Of course the compiler wasn’t perfect and as I started my career I found places people dropped back into assembly to tell the computer exactly what to do. I remember engineers who would insist on manually inlining functions because of earlier compiler versions that would fail at this. Working making video games there was also a certain pride from optimally managing memory pools and little respect for programmers using memory managed languages where they didn’t have to deal with this problem. I fell into this trap again and felt the hardest problem I had to solve was telling the computer how to execute my code in an optimal way.
At the same time I was hitting bugs like I never had before. In my student projects I had some hard bugs, but it wasn’t a big deal. Bugs weren’t the end of the world.

“Hey, the attack only works 50% of the time” “Huh, thats 50% more than I thought it would, ship it!”. Equanimity © 2010 DigiPen (USA)
They didn’t cost thousands or millions of dollars. No one was laid off due to crashes. In the real world, I found myself working around the clock fixing critical issues. It was about more than just my own job. Bugs and software failures had a massive impact on all the co-workers I had become close to. I almost burned out a few times (maybe I actually did) and I started to think there had to be a better way. I looked at testing. I thought, “Maybe if I tested everything perfectly, I would never run into a bug again”.
I looked at different applications and testing strategies and tried to apply them in the area I had a passion for, video games. I became frustrated. There were too many branches, too many mutating states, too many external systems. I could achieve “100% code coverage” and still not hit tons of critical bugs. It seemed like insanity.

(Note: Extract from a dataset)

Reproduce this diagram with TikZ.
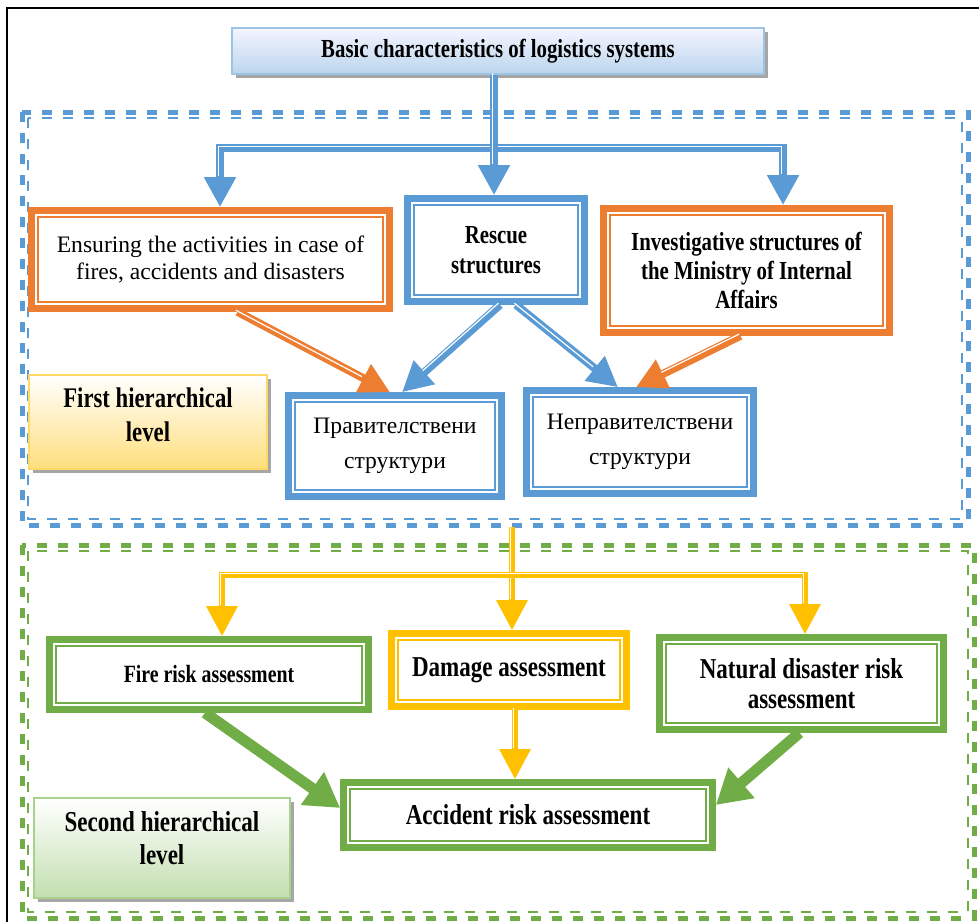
\documentclass[tikz,border=0pt]{standalone}
\usepackage{fontspec}
\setmainfont{Liberation Serif}
\newfontfamily\condserif[FakeStretch=0.8]{Liberation Serif}
\usepackage{tikz}
\usetikzlibrary{calc,arrows.meta,shadows}
\definecolor{cBlue}{HTML}{5B9BD5}
\definecolor{cOrange}{HTML}{ED7D31}
\definecolor{cGreen}{HTML}{70AD47}
\definecolor{cYellow}{HTML}{FFC000}
\definecolor{titleLine}{HTML}{9DC3E6}
\definecolor{lvlOneLine}{HTML}{FFD966}
\definecolor{lvlTwoLine}{HTML}{A9D18E}

\begin{document}
\begin{tikzpicture}[x=0.5pt,y=-0.5pt,
  box/.style={draw=#1, line width=3.3pt, fill=white, align=center, inner sep=1pt},
  bf/.style 2 args={font=\condserif\bfseries\fontsize{#1}{#2}\selectfont},
  rm/.style 2 args={font=\fontsize{#1}{#2}\selectfont},
  lvl/.style={draw=#1, line width=0.8pt, align=center, inner sep=1pt,
    drop shadow={shadow xshift=2pt, shadow yshift=-2pt, fill=black!35, opacity=1}},
  link/.style={draw=#1, line width=4pt, -{Triangle[length=15pt,width=15pt]},
    postaction={draw=white, line width=0.6pt, -, shorten >=15pt,
      transform canvas={shift={(-0.8pt,0.8pt)}}}},
  fat/.style={draw=#1, line width=5.5pt, -{Triangle[length=17pt,width=19pt]}},
  frame/.style={draw=#1, line width=2.5pt, dash pattern=on 5pt off 5.5pt},
  thinframe/.style={draw=#1, line width=0.7pt, dash pattern=on 5pt off 5.5pt}]
  \useasboundingbox (0,0) rectangle (979,922);
  \draw[line width=0.7pt] (7,922) -- (7,8) -- (979,8);

  \draw[frame=cBlue] (22,112) rectangle (968,525);
  \draw[thinframe=cBlue] (28,118) rectangle (962,519);
  \draw[frame=cGreen] (22,545) rectangle (974,918);
  \draw[thinframe=cGreen] (28,551) rectangle (968,912);

  \node[lvl=titleLine, top color=blue!4, bottom color=titleLine!70, bf={13}{15},
    minimum width=266pt, minimum height=23pt] (title) at (498,51)
    {Basic characteristics  of logistics systems};

  \node[box=cOrange, rm={11.8}{13.5}, minimum width=179pt, minimum height=49pt] (ensure) at (210.5,259.5)
    {Ensuring the activities in case of\\fires, accidents and disasters};
  \node[box=cBlue, bf={13}{15}, minimum width=88.5pt, minimum height=51.5pt] (rescue) at (496,250)
    {Rescue\\structures};
  \node[box=cOrange, bf={13}{14.5}, minimum width=143pt, minimum height=62pt] (invest) at (746.5,270.5)
    {Investigative structures of\\the Ministry of Internal\\Affairs};
  \node[box=cBlue, rm={11.8}{17.5}, minimum width=106.5pt, minimum height=50.5pt] (gov) at (395,446)
    {Правителствени\\структури};
  \node[box=cBlue, rm={11.8}{17.5}, minimum width=113.5pt, minimum height=51.5pt] (nongov) at (640,442)
    {Неправителствени\\структури};
  \node[lvl=lvlOneLine, top color=white, bottom color=lvlOneLine!85, bf={14.2}{17},
    minimum width=119pt, minimum height=47pt] (lvlone) at (148,422) {First hierarchical\\level\\[-10pt]\mbox{}};

  \node[box=cGreen, bf={12.4}{15}, minimum width=159.5pt, minimum height=35pt] (fire) at (209,674.5)
    {Fire risk assessment};
  \node[box=cYellow, bf={14.4}{15}, minimum width=117.5pt, minimum height=36.5pt] (damage) at (509,670)
    {Damage assessment};
  \node[box=cGreen, bf={14.4}{15}, minimum width=142pt, minimum height=46pt] (natural) at (801.5,683.5)
    {Natural disaster risk\\assessment};
  \node[box=cGreen, bf={14.4}{15}, minimum width=184.5pt, minimum height=32.5pt] (accident) at (528,815)
    {Accident risk assessment};
  \node[lvl=lvlTwoLine, top color=white, bottom color=lvlTwoLine!70, bf={14.4}{16.5},
    minimum width=128pt, minimum height=50pt] (lvltwo) at (162,848) {Second hierarchical\\level\\[-6.5pt]\mbox{}};

  \foreach \n/\c in {ensure/cOrange,rescue/cBlue,invest/cOrange,gov/cBlue,nongov/cBlue,fire/cGreen,damage/cYellow,natural/cGreen,accident/cGreen}{
    \draw[draw=\c, line width=0.9pt] ($(\n.north west)+(9.6,9.6)$) rectangle ($(\n.south east)+(-9.6,-9.6)$);
  }

  \coordinate (hubone) at (494,148);
  \coordinate (leftone) at (220,148);
  \coordinate (rightone) at (783,148);
  \draw[link=cBlue] (hubone) -- (leftone) -- (leftone |- ensure.north);
  \draw[link=cBlue] (hubone) -- (rightone) -- (rightone |- invest.north);
  \draw[link=cBlue] (title.south -| hubone) -- (hubone |- rescue.north);

  \draw[link=cOrange] ($(ensure.south)+(27,0)$) -- ($(gov.north)+(-5,0)$);
  \draw[link=cBlue] ($(rescue.south)+(4,0)$) -- ($(gov.north)+(7,0)$);
  \draw[link=cBlue] ($(rescue.south)+(20,0)$) -- ($(nongov.north)+(-22,0)$);
  \draw[link=cOrange] ($(invest.south)+(-6,0)$) -- ($(nongov.north)+(-4,0)$);

  \coordinate (topin) at (512,527);
  \coordinate (hubtwo) at (512,575);
  \coordinate (lefttwo) at (222,575);
  \coordinate (righttwo) at (805,575);
  \path ($(damage.south)+(6,0)$) coordinate (dmg);
  \draw[link=cYellow, line width=3pt] (topin) -- (hubtwo |- damage.north);
  \draw[link=cYellow, line width=3pt] (hubtwo) -- (lefttwo) -- (lefttwo |- fire.north);
  \draw[link=cYellow, line width=3pt] (hubtwo) -- (righttwo) -- (righttwo |- natural.north);
  \draw[link=cYellow, line width=3pt] (dmg) -- (dmg |- accident.north);

  \draw[fat=cGreen] ($(fire.south)+(-4,0)$) -- ($(accident.west)+(0,-7)$);
  \draw[fat=cGreen] ($(natural.south)+(-2,0)$) -- ($(accident.east)+(0,-10)$);
\end{tikzpicture}
\end{document}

Finally after a conversation with a friend, I found a beacon of light. Functional programming. Other developers had run into this problem too and made languages that solved this. There was no more mutating memory and no more side effects. Finally, a system I could test. I looked at these languages and thought about writing games in them. That was when I realized, while this would work, it would be incredibly slow to execute. I was back where I was when I started my journey.
Two Steps
Looking back, I missed the bigger picture in high school. The class I often spent the most time coding was my Math class. I remember thinking, “Well, this stuff is easy and simple. Why should I listen or look more into this when there are more practical and harder problems in my assembly code?”. What I missed is there are two parts of coding. One is the logic of what you want to do, the other is translating that logic to a language the computer understands. When I was writing the assembly games was I knew logically what I wanted to do. I could write it out in BASIC like I did before. What was hard wasn’t the logic, it was telling the computer how to optimally execute my logic. Thats true for anything simple, but complex logic requires different tools.
The Language of Logic
Before computers, logic problems were solved all the time. We’ve been devising a system for reasoning about these problems for thousands of years called Mathematics. We may have some new systems to add to the mathematical language, but a large portion of it is very relevant to writing complex systems.

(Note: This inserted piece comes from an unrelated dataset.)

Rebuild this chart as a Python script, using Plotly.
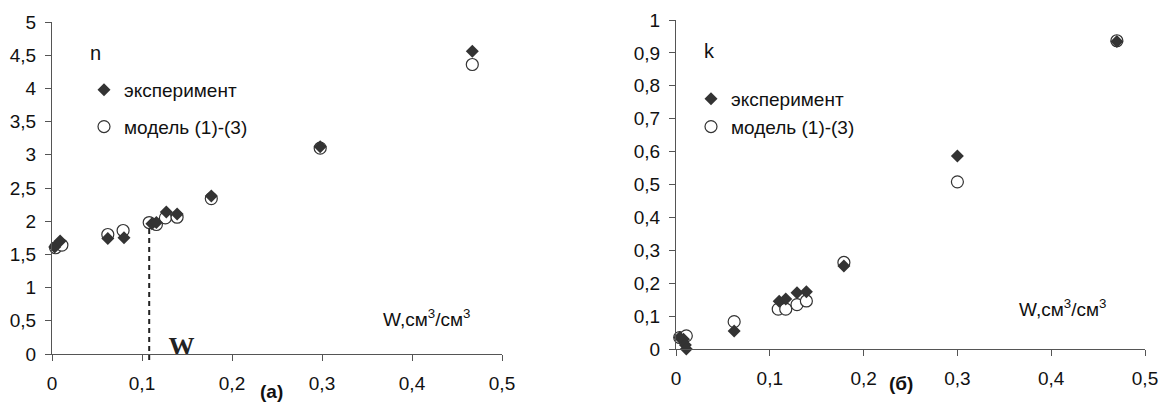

Even many programming patterns and algorithms have a strong mathematical basis. Any time you hit a hard problem chances are someone already solved it years ago using math.
Too often though, we get caught up in telling the CPU what to do. We forget to look at making sure what we’re trying to do makes sense.
The Translator
The process of taking the logic and changing it to machine code is called compiling.
The reason programming languages are not able to fully separate from writing bits and bytes is that compilers are not quite ready. C/C++ is a great example of this. The developer shouldn’t have to think about whether or not the compiler will inline a function. We’re getting better, but the reality is we’re not there yet.
The Future
If you look at most programming languages they operate on both of these concerns. They provide ways for you to write what you logically want to do and tell the computer how to do it. This can be a big problem. Take the pseudo-code:
int x0 = 0; x0 = update(x0); //adds 1 move(x0,y);
and
int x0 = 0; int x1 = update(x0); //adds 1 move(x1,y);
Logically they both have the same result, the first one just tells the computer, “Hey, you can go ahead and put this result back at this address, because I’m done using that object now”. While the second one says, “I might use x0 later, lets not delete it yet”. Given the rest of that function, the compiler should be able to determine if x0 is used again and make the decision to re-use the memory as an optimization.
Functional languages have started to become popular lately and there is a good reason for that. As we hit harder problems and break assumptions made about execution order, describing logically what we are doing has become more important. Functional languages are great at this as they stick to logic and provide ways of describing that logic.
Sadly, we still have quite a bit of work to do on the compiler side before it can compete with low level languages. That being said, I’ve found it useful to prototype even systems with high performance requirements in functional languages to make sure my logic is sound before moving into other languages. In fact, I think everyone should learn a functional language. Its a bit easier than going back to your math books and trying to piece together how category theory helps you write a web server.
It will be an interesting change, but maybe in 10-20 years the idea of large amounts of coding in languages that mix logic and computer code will seem as crazy as writing large amount of assembly code does now.